Beginning with the first line, set down every line through the one containing "11, 13, 15];", exactly as it appears, but not the pictures.
Start of DATA SEGMENT
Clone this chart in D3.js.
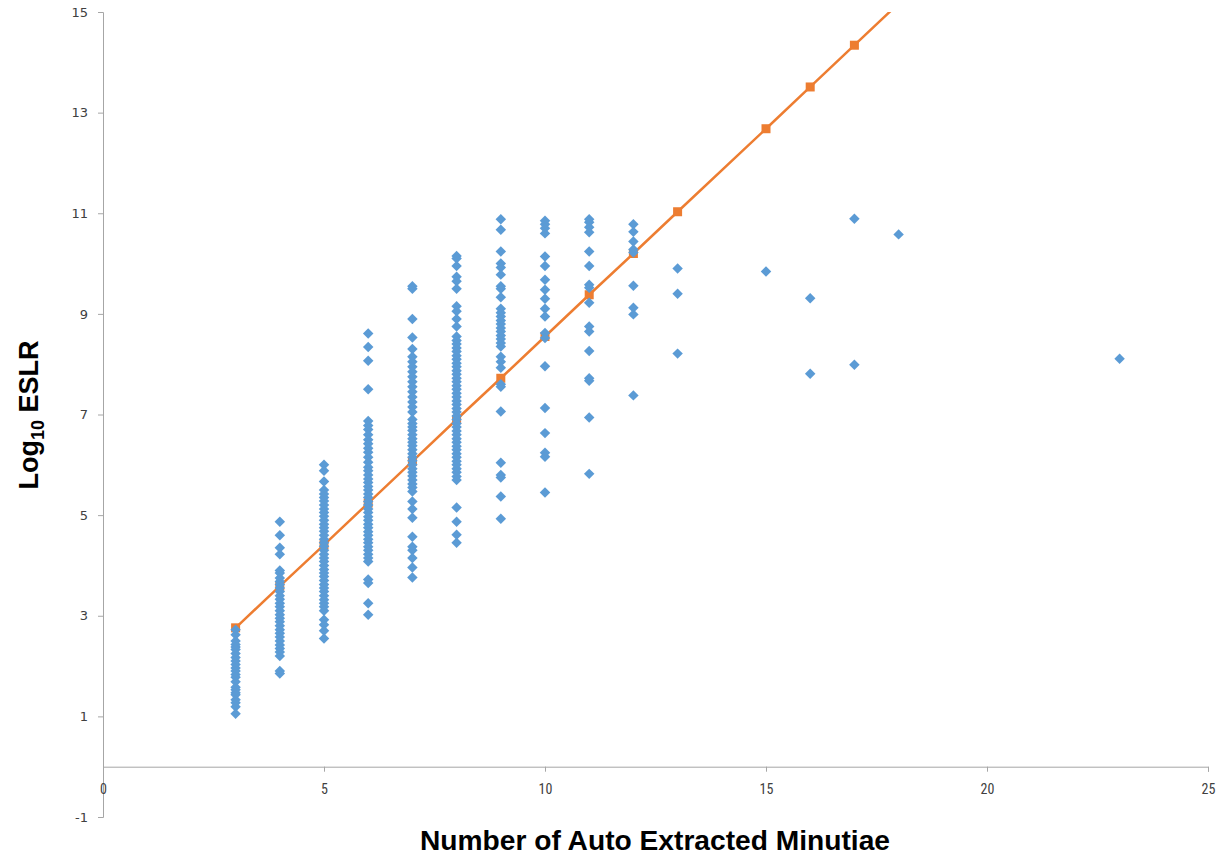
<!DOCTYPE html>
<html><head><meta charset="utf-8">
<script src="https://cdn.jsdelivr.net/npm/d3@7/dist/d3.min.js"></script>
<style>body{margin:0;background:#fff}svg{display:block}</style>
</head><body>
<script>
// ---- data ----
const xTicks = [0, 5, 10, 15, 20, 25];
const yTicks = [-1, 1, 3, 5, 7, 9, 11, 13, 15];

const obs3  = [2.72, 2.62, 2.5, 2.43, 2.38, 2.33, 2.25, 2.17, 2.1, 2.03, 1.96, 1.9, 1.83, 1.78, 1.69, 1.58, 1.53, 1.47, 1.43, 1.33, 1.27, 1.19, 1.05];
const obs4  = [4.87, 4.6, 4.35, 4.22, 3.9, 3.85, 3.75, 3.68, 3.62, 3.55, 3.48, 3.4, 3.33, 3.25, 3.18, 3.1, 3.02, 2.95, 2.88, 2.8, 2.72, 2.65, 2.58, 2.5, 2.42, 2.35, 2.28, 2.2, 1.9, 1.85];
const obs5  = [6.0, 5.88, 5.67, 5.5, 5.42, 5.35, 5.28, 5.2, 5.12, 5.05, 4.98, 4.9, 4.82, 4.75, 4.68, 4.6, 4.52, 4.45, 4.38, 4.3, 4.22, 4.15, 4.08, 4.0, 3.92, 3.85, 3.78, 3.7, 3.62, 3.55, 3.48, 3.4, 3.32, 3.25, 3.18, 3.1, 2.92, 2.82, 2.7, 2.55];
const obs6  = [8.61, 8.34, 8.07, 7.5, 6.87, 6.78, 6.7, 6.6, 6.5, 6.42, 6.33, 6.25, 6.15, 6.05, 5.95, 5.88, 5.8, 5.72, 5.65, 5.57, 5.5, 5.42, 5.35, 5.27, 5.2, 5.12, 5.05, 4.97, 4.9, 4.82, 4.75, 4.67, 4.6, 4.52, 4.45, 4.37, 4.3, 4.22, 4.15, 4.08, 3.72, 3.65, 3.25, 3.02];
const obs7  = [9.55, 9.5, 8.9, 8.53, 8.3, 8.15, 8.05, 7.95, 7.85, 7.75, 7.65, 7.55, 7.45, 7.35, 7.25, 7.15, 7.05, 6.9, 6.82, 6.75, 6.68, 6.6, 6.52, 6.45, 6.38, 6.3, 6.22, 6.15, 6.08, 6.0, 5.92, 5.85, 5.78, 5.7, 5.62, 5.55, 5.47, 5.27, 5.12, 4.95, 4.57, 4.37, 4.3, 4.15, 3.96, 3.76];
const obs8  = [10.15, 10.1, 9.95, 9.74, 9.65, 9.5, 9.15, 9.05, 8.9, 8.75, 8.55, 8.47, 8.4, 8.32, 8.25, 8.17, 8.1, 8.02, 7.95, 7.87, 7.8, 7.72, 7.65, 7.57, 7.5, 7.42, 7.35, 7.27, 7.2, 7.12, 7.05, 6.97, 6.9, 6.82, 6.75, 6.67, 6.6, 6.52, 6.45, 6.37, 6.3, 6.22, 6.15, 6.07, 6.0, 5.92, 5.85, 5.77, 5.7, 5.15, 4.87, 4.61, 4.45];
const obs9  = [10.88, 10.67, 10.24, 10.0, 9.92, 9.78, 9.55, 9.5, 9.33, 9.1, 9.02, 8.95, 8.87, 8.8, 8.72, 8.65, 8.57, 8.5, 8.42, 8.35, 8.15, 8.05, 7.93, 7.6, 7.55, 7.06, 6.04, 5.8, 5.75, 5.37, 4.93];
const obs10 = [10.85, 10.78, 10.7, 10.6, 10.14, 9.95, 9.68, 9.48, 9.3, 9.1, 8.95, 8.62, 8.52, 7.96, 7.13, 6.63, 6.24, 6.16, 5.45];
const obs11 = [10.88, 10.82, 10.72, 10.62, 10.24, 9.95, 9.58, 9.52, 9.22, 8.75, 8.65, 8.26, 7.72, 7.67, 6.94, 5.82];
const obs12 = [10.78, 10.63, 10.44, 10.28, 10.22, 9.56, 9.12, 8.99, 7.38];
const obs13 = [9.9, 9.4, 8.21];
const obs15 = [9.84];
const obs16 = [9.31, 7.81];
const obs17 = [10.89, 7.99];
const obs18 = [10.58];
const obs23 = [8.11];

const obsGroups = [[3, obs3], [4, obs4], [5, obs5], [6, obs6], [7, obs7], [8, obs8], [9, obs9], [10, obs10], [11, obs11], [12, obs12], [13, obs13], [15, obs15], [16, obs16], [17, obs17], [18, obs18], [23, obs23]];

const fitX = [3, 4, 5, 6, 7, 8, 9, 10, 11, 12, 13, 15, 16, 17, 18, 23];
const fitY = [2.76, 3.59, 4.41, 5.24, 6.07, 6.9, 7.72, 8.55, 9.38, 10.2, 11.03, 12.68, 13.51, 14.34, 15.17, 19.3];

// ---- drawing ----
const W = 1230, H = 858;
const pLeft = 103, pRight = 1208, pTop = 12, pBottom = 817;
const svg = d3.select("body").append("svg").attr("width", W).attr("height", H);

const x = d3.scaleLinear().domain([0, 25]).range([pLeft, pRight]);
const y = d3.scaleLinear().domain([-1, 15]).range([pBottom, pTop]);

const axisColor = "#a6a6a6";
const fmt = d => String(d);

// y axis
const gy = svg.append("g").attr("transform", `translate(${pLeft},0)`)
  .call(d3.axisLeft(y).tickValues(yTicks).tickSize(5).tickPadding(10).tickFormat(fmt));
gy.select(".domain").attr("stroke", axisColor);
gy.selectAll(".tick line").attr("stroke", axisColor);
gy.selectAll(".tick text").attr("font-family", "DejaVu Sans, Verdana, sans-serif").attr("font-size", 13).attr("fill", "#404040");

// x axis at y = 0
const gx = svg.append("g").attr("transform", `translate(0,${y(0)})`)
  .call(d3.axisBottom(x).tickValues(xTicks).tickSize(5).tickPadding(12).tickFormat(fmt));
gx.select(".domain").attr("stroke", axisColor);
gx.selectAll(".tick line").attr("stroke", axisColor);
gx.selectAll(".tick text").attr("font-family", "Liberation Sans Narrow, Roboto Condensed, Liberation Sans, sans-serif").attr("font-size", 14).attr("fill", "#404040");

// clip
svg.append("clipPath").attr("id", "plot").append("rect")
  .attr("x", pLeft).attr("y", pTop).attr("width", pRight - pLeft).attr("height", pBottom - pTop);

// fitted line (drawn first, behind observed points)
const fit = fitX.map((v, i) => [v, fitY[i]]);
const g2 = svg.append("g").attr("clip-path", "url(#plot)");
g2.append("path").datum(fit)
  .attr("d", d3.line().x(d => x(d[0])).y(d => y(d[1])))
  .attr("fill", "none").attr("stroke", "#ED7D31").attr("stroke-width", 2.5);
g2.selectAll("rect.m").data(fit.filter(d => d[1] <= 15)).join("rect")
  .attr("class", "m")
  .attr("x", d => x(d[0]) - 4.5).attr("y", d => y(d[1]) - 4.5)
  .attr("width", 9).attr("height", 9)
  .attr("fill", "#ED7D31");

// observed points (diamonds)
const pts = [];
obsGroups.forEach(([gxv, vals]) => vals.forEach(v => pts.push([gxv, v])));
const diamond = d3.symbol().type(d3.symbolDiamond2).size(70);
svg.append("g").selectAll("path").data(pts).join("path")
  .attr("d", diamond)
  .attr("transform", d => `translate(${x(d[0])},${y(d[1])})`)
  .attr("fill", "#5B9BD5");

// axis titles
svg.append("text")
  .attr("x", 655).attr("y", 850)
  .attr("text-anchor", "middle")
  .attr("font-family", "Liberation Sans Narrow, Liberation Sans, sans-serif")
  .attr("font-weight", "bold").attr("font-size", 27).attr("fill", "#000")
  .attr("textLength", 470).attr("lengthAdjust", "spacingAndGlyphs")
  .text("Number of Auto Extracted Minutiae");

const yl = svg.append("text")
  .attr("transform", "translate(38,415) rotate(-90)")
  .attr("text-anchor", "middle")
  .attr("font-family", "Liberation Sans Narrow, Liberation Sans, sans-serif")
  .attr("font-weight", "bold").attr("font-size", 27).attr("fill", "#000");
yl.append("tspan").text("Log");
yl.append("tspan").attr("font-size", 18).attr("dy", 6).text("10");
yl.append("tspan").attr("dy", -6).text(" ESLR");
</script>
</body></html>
End of DATA SEGMENT
FINAL RESULT:
Clone this chart in D3.js.
<!DOCTYPE html>
<html><head><meta charset="utf-8">
<script src="https://cdn.jsdelivr.net/npm/d3@7/dist/d3.min.js"></script>
<style>body{margin:0;background:#fff}svg{display:block}</style>
</head><body>
<script>
// ---- data ----
const xTicks = [0, 5, 10, 15, 20, 25];
const yTicks = [-1, 1, 3, 5, 7, 9, 11, 13, 15];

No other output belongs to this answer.